Here are three things that stood out to me the most:
1. The Thunder’s 3-point offense is awful
And this isn’t even a recent thing. We’ve chatted in the comments about how it seems like great 3-point shooters come to OKC and watch their percentages fall off. And it is not even that OKC isn’t producing open looks; they’re there all game long. Yet somehow Chicago looked like they had a far more disciplined 3-point offense (12-25 shooting) than the Thunder.
I suspect, without any evidence at all, that it is a matter of regimented strategic iterations. Great 3-point shooters rely on repetition to build the muscle memory necessary to produce 40% shooting against any defense. And part of that is not just the open shots, but where they are located, where they come from, when they come within the play set, and who is delivering the passes. And for whatever reason you want to choose, going all the way back to 2014, OKC has not had a system in place to do that. It says something that their best long-range shooter is Jerami Grant (and that’s not a knock against Grant).
2. Russell Westbrook’s shooting mechanics are broken
I was downright shocked Russ hit that late-game three that kept OKC in the game. The problem isn’t even that he’s not creating good looks for himself; while the familiar Russ burst is not quite where it used to be, he still used it to get to the rim repeatedly, including a layup that tied the game late.
But before then, he powered his way to the rim and missed a point-blank, barely contested layup that somehow overshot the rim. It was bizarre.
As a result, and every other team can see it now, they’re daring Russ to shoot from the outside, making it all the more critical for him to lay off the threes.
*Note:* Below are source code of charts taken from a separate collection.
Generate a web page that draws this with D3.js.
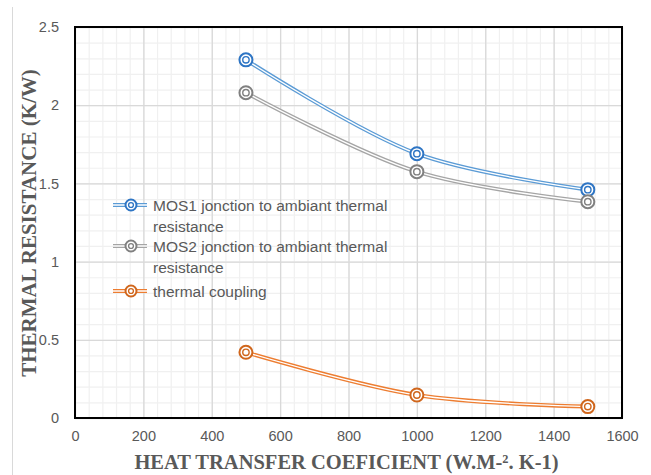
<!DOCTYPE html>
<html>
<head>
<meta charset="utf-8">
<script src="https://cdn.jsdelivr.net/npm/d3@7/dist/d3.min.js"></script>
<style>
  body { margin: 0; background: #fff; }
  svg text { font-family: "Liberation Sans", "Noto Sans", sans-serif; }
</style>
</head>
<body>
<div id="chart"></div>
<script>
//------------------------------------------------------------------------ Data
var heatCoef = [500, 1000, 1500];
var mos1Res = [2.29, 1.69, 1.46];
var mos2Res = [2.08, 1.575, 1.383];
var couplingRes = [0.42, 0.147, 0.073];

var seriesNames = ["MOS1 jonction to ambiant thermal resistance",
                   "MOS2 jonction to ambiant thermal resistance",
                   "thermal coupling"];
var seriesLegendLines = [["MOS1 jonction to ambiant thermal", "resistance"],
                         ["MOS2 jonction to ambiant thermal", "resistance"],
                         ["thermal coupling"]];
var xTicks = [0, 200, 400, 600, 800, 1000, 1200, 1400, 1600];
var yTicks = [0, 0.5, 1, 1.5, 2, 2.5];

//------------------------------------------------------------------------ Variables
var W = 651, H = 475;
var margin = {top: 27, right: 29, bottom: 57, left: 75},
    width = W - margin.left - margin.right,
    height = H - margin.top - margin.bottom;

var colLine = ["#5b9bd5", "#a5a5a5", "#ed7d31"];
var colMark = ["#2e75c4", "#808080", "#d0661c"];
var textCol = "#595959";

var svg = d3.select("#chart").append("svg")
  .attr("width", W)
  .attr("height", H);

// chart frame left edge
svg.append("line")
  .attr("x1", 12.5).attr("x2", 12.5)
  .attr("y1", 7).attr("y2", H)
  .attr("stroke", "#d9d9d9");

var g = svg.append("g")
  .attr("transform", "translate(" + margin.left + "," + margin.top + ")");

var x = d3.scaleLinear().domain([0, 1600]).range([0, width]);
var y = d3.scaleLinear().domain([0, 2.5]).range([height, 0]);

//minor grid
g.append("g").selectAll("line")
  .data(d3.range(0, 1601, 40))
  .join("line")
  .attr("x1", d => x(d) + 0.5).attr("x2", d => x(d) + 0.5)
  .attr("y1", 0).attr("y2", height)
  .attr("stroke", "#f0f0f0").attr("stroke-width", 1.2);
g.append("g").selectAll("line")
  .data(d3.range(0, 26).map(d => d / 10))
  .join("line")
  .attr("y1", d => y(d) + 0.5).attr("y2", d => y(d) + 0.5)
  .attr("x1", 0).attr("x2", width)
  .attr("stroke", "#f0f0f0").attr("stroke-width", 1.2);

//major grid
g.append("g").selectAll("line")
  .data(xTicks)
  .join("line")
  .attr("x1", d => x(d) + 0.5).attr("x2", d => x(d) + 0.5)
  .attr("y1", 0).attr("y2", height)
  .attr("stroke", "#d9d9d9").attr("stroke-width", 1.3);
g.append("g").selectAll("line")
  .data(yTicks)
  .join("line")
  .attr("y1", d => y(d) + 0.5).attr("y2", d => y(d) + 0.5)
  .attr("x1", 0).attr("x2", width)
  .attr("stroke", "#d9d9d9").attr("stroke-width", 1.3);

// plot area border
g.append("rect")
  .attr("x", 0).attr("y", 0)
  .attr("width", width).attr("height", height)
  .attr("fill", "none").attr("stroke", "#000").attr("stroke-width", 2);

//axes (labels only)
var xAxis = g.append("g")
  .attr("transform", "translate(0," + height + ")")
  .call(d3.axisBottom(x).tickValues(xTicks).tickSize(0).tickPadding(13).tickFormat(d3.format("d")));
xAxis.select(".domain").remove();
xAxis.selectAll("text").attr("fill", textCol).attr("font-size", "14.5px");

var yAxis = g.append("g")
  .call(d3.axisLeft(y).tickValues(yTicks).tickSize(0).tickPadding(16).tickFormat(d3.format("")));
yAxis.select(".domain").remove();
yAxis.selectAll("text").attr("fill", textCol).attr("font-size", "14.5px");

//axis titles
svg.append("text")
  .attr("x", margin.left + width / 2 - 2)
  .attr("y", 469)
  .attr("text-anchor", "middle")
  .style("font-family", "'Liberation Serif', 'DejaVu Serif', serif")
  .attr("font-weight", "bold")
  .attr("font-size", "20.5px")
  .attr("fill", textCol)
  .text("HEAT TRANSFER COEFICIENT (W.M-². K-1)");

svg.append("text")
  .attr("transform", "translate(36," + 223 + ") rotate(-90)")
  .attr("text-anchor", "middle")
  .style("font-family", "'Liberation Serif', 'DejaVu Serif', serif")
  .attr("font-weight", "bold")
  .attr("font-size", "21px")
  .attr("fill", textCol)
  .text("THERMAL RESISTANCE (K/W)");

//series
var allSeries = [mos1Res, mos2Res, couplingRes];
var line = d3.line()
  .x((d, i) => x(heatCoef[i]))
  .y(d => y(d))
  .curve(d3.curveCatmullRom.alpha(0.5));

function marker(sel, col) {
  sel.append("circle").attr("r", 6.5).attr("fill", "#fff")
    .attr("stroke", col).attr("stroke-width", 2);
  sel.append("circle").attr("r", 3.2).attr("fill", "none")
    .attr("stroke", col).attr("stroke-width", 1.4);
}

allSeries.forEach(function(vals, s) {
  g.append("path").datum(vals)
    .attr("d", line)
    .attr("fill", "none")
    .attr("stroke", colLine[s])
    .attr("stroke-width", 4);
  g.append("path").datum(vals)
    .attr("d", line)
    .attr("fill", "none")
    .attr("stroke", "#fff")
    .attr("stroke-width", 1.3);
  g.append("g").selectAll("g")
    .data(vals)
    .join("g")
    .attr("transform", (d, i) => "translate(" + x(heatCoef[i]) + "," + y(d) + ")")
    .each(function() { marker(d3.select(this), colMark[s]); });
});

//legend
var legRowY = [205, 246, 291];
seriesNames.forEach(function(name, s) {
  var lg = svg.append("g").attr("transform", "translate(0," + legRowY[s] + ")");
  lg.append("line").attr("x1", 113).attr("x2", 147).attr("y1", 0).attr("y2", 0)
    .attr("stroke", colLine[s]).attr("stroke-width", 4);
  lg.append("line").attr("x1", 113).attr("x2", 147).attr("y1", 0).attr("y2", 0)
    .attr("stroke", "#fff").attr("stroke-width", 1.3);
  var m = lg.append("g").attr("transform", "translate(131,0)");
  m.append("circle").attr("r", 5.5).attr("fill", "#fff")
    .attr("stroke", colMark[s]).attr("stroke-width", 2);
  m.append("circle").attr("r", 2.4).attr("fill", "none")
    .attr("stroke", colMark[s]).attr("stroke-width", 1.4);
  seriesLegendLines[s].forEach(function(t, k) {
    lg.append("text")
      .attr("x", 153).attr("y", k * 21 + 5.5)
      .attr("fill", textCol)
      .attr("font-size", "15.5px")
      .text(t);
  });
});
</script>
</body>
</html>
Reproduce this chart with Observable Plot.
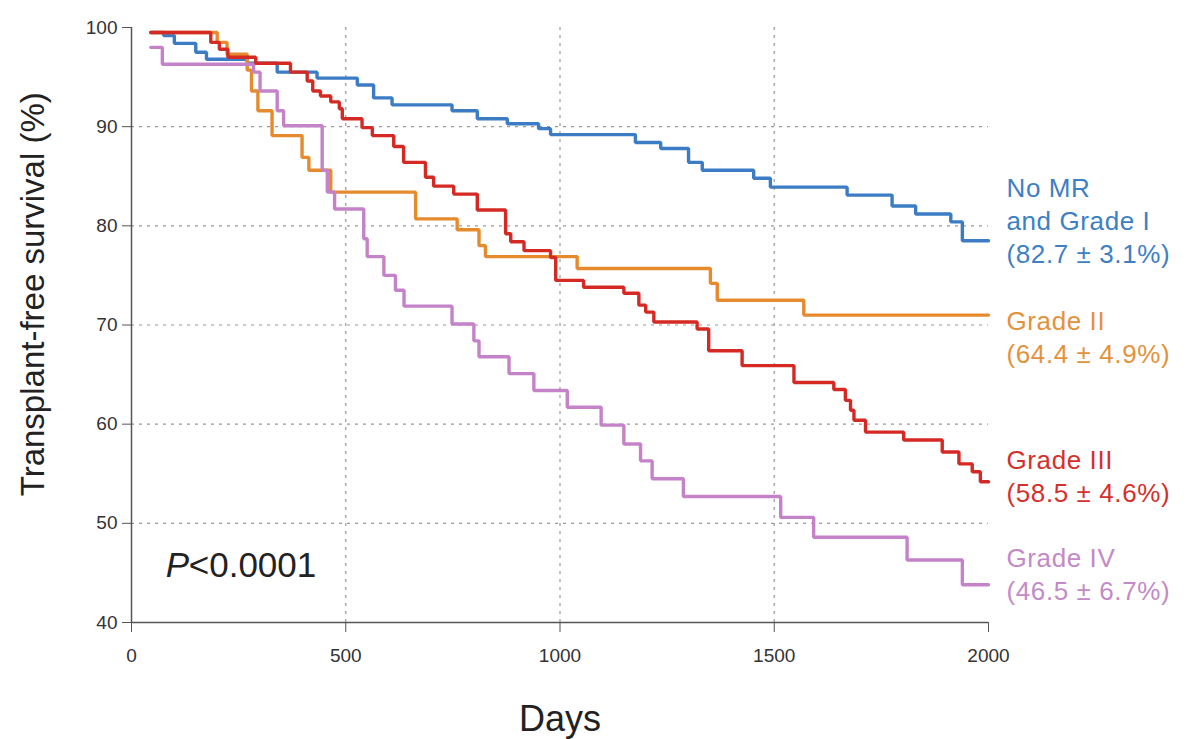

If the defense is ok with you shooting it, that’s the shot you need to avoid relying on.
Tonight’s Russ wasn’t “Bad Russ,” in my opinion, even though he recorded the rare quadruple-double with 24 points, 17 rebounds, 13 assists, and 10 turnovers. This was more “not very good Russ,” which is a different kind of thing. He was good and yet not good at the same time, and I’m not sure what the solution is if other guys aren’t making shots.
3. The bench has fallen way off
A lot of the shotmaking that has fallen off has been a result of poor bench play. Right now, the bench is entirely Dennis Schroder, so it rises and falls as his shotmaking ability does. They’re not producing good, makable shots for other players as they have demonstrated they can do.
It’s great to Have Hamidou Diallo back, but thus far he hasn’t brought the same finishing ability he did before he was hurt. Meanwhile, Deonte Burton, a guy who has proven he can knock down shots, didn’t see any action. And Alex Abrines...I don’t even know what’s going on there, but he’s missing open looks again, and they’re not even close. Without the bench producing something more than Schroder’s effort, OKC’s overall scheme doesn’t work because their offense still hasn’t demonstrated the consistency it needs. They need that bench to create good offense for 15-20 minutes a night.
While I would never argue there are good losses, especially in the West this season, I hope this loss serves as a reality check. OKC didn’t learn the lessons they should have learned after the win over the Nets, and they kind of deserved to lose the way they did tonight, with the other team hitting the game winner off two nifty sets initiated by Lauri Markkanen (who looks like a cross between Ryan Phillippe and a young Justin Timberlake), while OKC set up a second great game-winning look for Paul George, but this time PG missed.
Paul George misses the game winner! pic.twitter.com/oSxMR4J4Xt— The Render (@TheRenderNBA) December 8, 2018
Next game: vs Utah Jazz on Monday, Dec. 10 at 7PM CST
Knob Creek, in case you were wondering. Aaaand...maybe a second one.